Local political commentators have also hailed Hassan’s ascendency to the highest political office in Tanzania, saying it was symbolically and materially significant for women in the East African country.
However, Africa still has a lot to do to ensure equal representation of women in the top and key political positions, local political commentators suggest.
Political commentator Rui Tyitende said it is rather unfortunate that Hassan became president as a consequence of the death of Magufuli, and not through the process of competitive elections.
“That would have given her more leverage and legitimacy to usher in reform across the political spectrum considering the cloud of irregularities that transpired during last year’s presidential elections,” he observed.
According to Tyitende, Hassan will be able to function in her new role as president with full powers and not an acting president.
“In other words, she has the power to appoint her own cabinet and discard Magufuli’s policies and programmes if she so wishes. Whether she can utilise that power to the advantage of the Tanzanian people will be something we will have to wait and see. She has four years to prove herself and deal with the various social, economic and security problems facing Tanzania,” he indicated.

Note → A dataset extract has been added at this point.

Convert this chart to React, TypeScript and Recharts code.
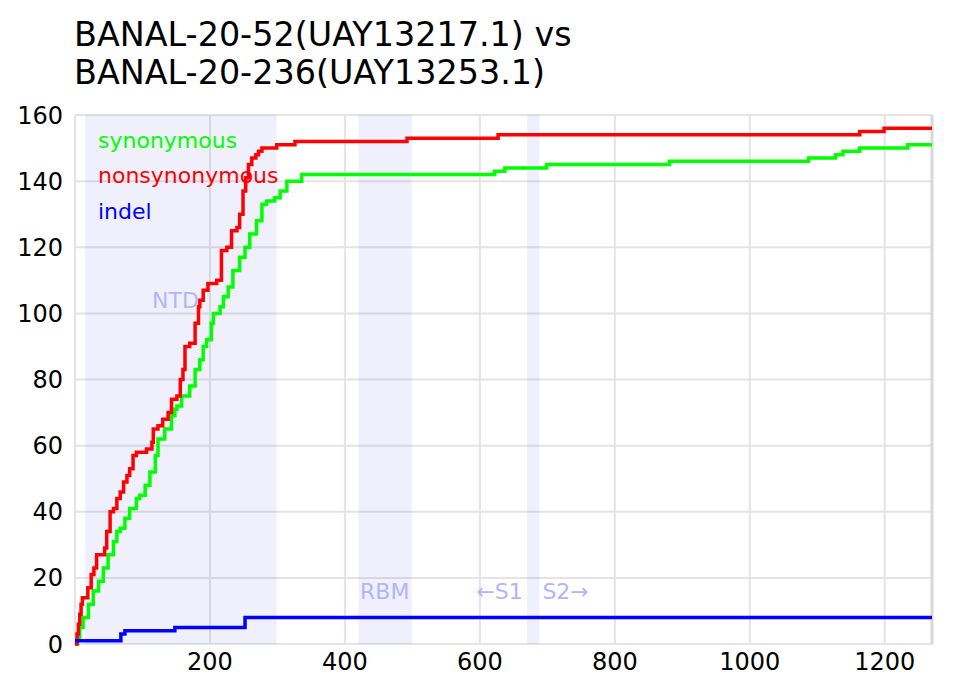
import React from "react";
import {
  LineChart,
  Line,
  XAxis,
  YAxis,
  CartesianGrid,
  ReferenceArea,
  ReferenceDot,
  ReferenceLine,
  Legend,
} from "recharts";

document.body.style.margin = "0";

// cumulative counts along the alignment
const synPos = [0, 4, 7, 12, 20, 27, 35, 42, 49, 57, 62, 67, 74, 81, 91, 96, 104, 111, 119, 123, 133, 143, 148, 151, 158, 170, 178, 185, 190, 195, 202, 205, 215, 220, 227, 234, 244, 252, 259, 269, 277, 284, 296, 304, 314, 336, 622, 637, 699, 881, 1087, 1127, 1138, 1163, 1234, 1270];
const synCount = [0, 2, 5, 8, 12, 16, 19, 23, 27, 31, 34, 35, 38, 41, 44, 45, 48, 52, 57, 62, 65, 69, 71, 72, 75, 78, 83, 86, 90, 92, 97, 100, 102, 105, 108, 113, 117, 120, 124, 128, 133, 134, 135, 137, 140, 142, 143, 144, 145, 146, 147, 148, 149, 150, 151, 151];

const nonsynPos = [0, 3, 5, 7, 9, 11, 19, 24, 28, 32, 44, 47, 52, 57, 62, 67, 72, 77, 81, 86, 91, 106, 114, 116, 123, 130, 138, 143, 151, 156, 160, 163, 170, 178, 183, 185, 190, 197, 210, 217, 225, 232, 240, 244, 249, 253, 257, 262, 268, 272, 277, 299, 326, 492, 627, 1163, 1199, 1270];
const nonsynCount = [0, 3, 6, 9, 12, 14, 17, 21, 23, 27, 29, 34, 40, 41, 44, 46, 49, 51, 53, 57, 58, 59, 61, 65, 66, 68, 70, 74, 75, 80, 83, 90, 91, 97, 102, 104, 107, 109, 110, 119, 120, 125, 126, 130, 137, 141, 145, 147, 148, 149, 150, 151, 152, 153, 154, 155, 156, 156];

const indelPos = [0, 68, 74, 148, 252, 1270];
const indelCount = [1, 3, 4, 5, 8, 8];

const xTicks = [200, 400, 600, 800, 1000, 1200];
const yTicks = [0, 20, 40, 60, 80, 100, 120, 140, 160];

const regions = [
  { x1: 15, x2: 299 },
  { x1: 420, x2: 499 },
  { x1: 670, x2: 688 },
];
const notes = [
  { x: 149, y: 104, text: "NTD" },
  { x: 459, y: 16, text: "RBM" },
  { x: 629, y: 16, text: "\u2190S1" },
  { x: 727, y: 16, text: "S2\u2192" },
];

const legendItems = [
  { name: "synonymous", color: "#00ff00" },
  { name: "nonsynonymous", color: "#ff0000" },
  { name: "indel", color: "#0000ff" },
];

const toPoints = (pos: number[], count: number[]) =>
  pos.map((p, i) => ({ pos: p, count: count[i] }));

const synData = toPoints(synPos, synCount);
const nonsynData = toPoints(nonsynPos, nonsynCount);
const indelData = toPoints(indelPos, indelCount);

const font = "'DejaVu Sans', sans-serif";
const noteColor = "#b3b3ff";

export default function App() {
  return (
    <div style={{ position: "relative", width: 956, height: 691, fontFamily: font, background: "#fff" }}>
      <div
        style={{
          position: "absolute",
          left: 74,
          top: 16,
          fontSize: 33.4,
          lineHeight: "38px",
          color: "#000",
          zIndex: 2,
        }}
      >
        BANAL-20-52(UAY13217.1) vs
        <br />
        BANAL-20-236(UAY13253.1)
      </div>
      <LineChart
        width={956}
        height={691}
        margin={{ top: 115, right: 24, bottom: 17, left: 15 }}
      >
        {regions.map((r, i) => (
          <ReferenceArea
            key={i}
            x1={r.x1}
            x2={r.x2}
            y1={0}
            y2={160}
            fill="#3030e0"
            fillOpacity={0.07}
            stroke="none"
          />
        ))}
        <CartesianGrid stroke="#e4e4e4" strokeWidth={2} />
        <XAxis
          dataKey="pos"
          type="number"
          domain={[0, 1270]}
          ticks={xTicks}
          allowDataOverflow
          axisLine={false}
          tickLine={false}
          tickSize={0}
          tickMargin={9}
          height={30}
          tick={{ fill: "#000", fontSize: 24, fontFamily: font }}
        />
        <YAxis
          type="number"
          domain={[0, 160]}
          ticks={yTicks}
          axisLine={false}
          tickLine={false}
          tickSize={0}
          tickMargin={12}
          width={60}
          tick={{ fill: "#000", fontSize: 24, fontFamily: font }}
        />
        <ReferenceLine x={1270} stroke="#d8d8d8" strokeWidth={3} />
        {notes.map((n, i) => (
          <ReferenceDot
            key={i}
            x={n.x}
            y={n.y}
            r={0}
            fill="none"
            stroke="none"
            label={{ value: n.text, position: "center", fill: noteColor, fontSize: 22, fontFamily: font }}
          />
        ))}
        <Line
          data={synData}
          dataKey="count"
          name="synonymous"
          type="stepAfter"
          stroke="#00ff00"
          strokeWidth={3.5}
          dot={false}
          activeDot={false}
          isAnimationActive={false}
        />
        <Line
          data={nonsynData}
          dataKey="count"
          name="nonsynonymous"
          type="stepAfter"
          stroke="#ff0000"
          strokeWidth={3.5}
          dot={false}
          activeDot={false}
          isAnimationActive={false}
        />
        <Line
          data={indelData}
          dataKey="count"
          name="indel"
          type="stepAfter"
          stroke="#0000ff"
          strokeWidth={3.5}
          dot={false}
          activeDot={false}
          isAnimationActive={false}
        />
        <Legend
          layout="vertical"
          align="center"
          verticalAlign="middle"
          wrapperStyle={{ left: 98, top: 123, width: 300, height: "auto" }}
          content={() => (
            <div style={{ fontSize: 22, lineHeight: "35.4px", fontFamily: font }}>
              {legendItems.map((it) => (
                <div key={it.name} style={{ color: it.color }}>
                  {it.name}
                </div>
              ))}
            </div>
          )}
        />
      </LineChart>
    </div>
  );
}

Another commentator Ndumba Kamwanyah said Hassan’s new role is telling in terms of the political hurdle women have to battle to reach the top.
“So, as much as her presidency, despite the circumstances how she ascended to power, is a victory for gender political representation. Africa still has a lot to do to ensure equal representation of women in the top and key positions,” Kamwanyah contended.
Political analyst and senior lecturer in the department of communication at the Namibia University of Science and Technology (NUST) Admire Mare said Hassan’s ascendance to the presidency means that finally, women are breaking the glass ceiling in political spaces.
“She is one of the few female leaders to have climbed up that ladder. It’s a good sign for female empowerment but more structural barriers and negative attitudes must be addressed to ensure the 50: 50 representation as stipulated by the African Union,” he suggested.
Africa has had few women leaders over the years. Liberia’s Ellen Johnson Sirleaf made history when she became the continent’s first elected woman president in 2005. She served two terms until 2018.
Catherine Samba-Panza, a lawyer by profession, also served as Central African Republic interim president from 2014 to 2016.
Another female leader who tasted the presidency was Malawi’s Joyce Banda, who stepped up from vice president to president after the death of Bingu wa Mutharika in 2012. She later lost the presidential election in 2014.
Albeit ceremonial, in 2018, the National Assembly in Mauritius voted Ameenah Gurib-Fakim as the first woman to hold the position of president during 2015. She later resigned in 2018 after she was implicated in a financial scandal.
Ethiopia also has a female president in diplomat Sahle-Work Zewde, who was elected to the position in 2018 by parliamentarians, also making her the first woman to hold the honorary role.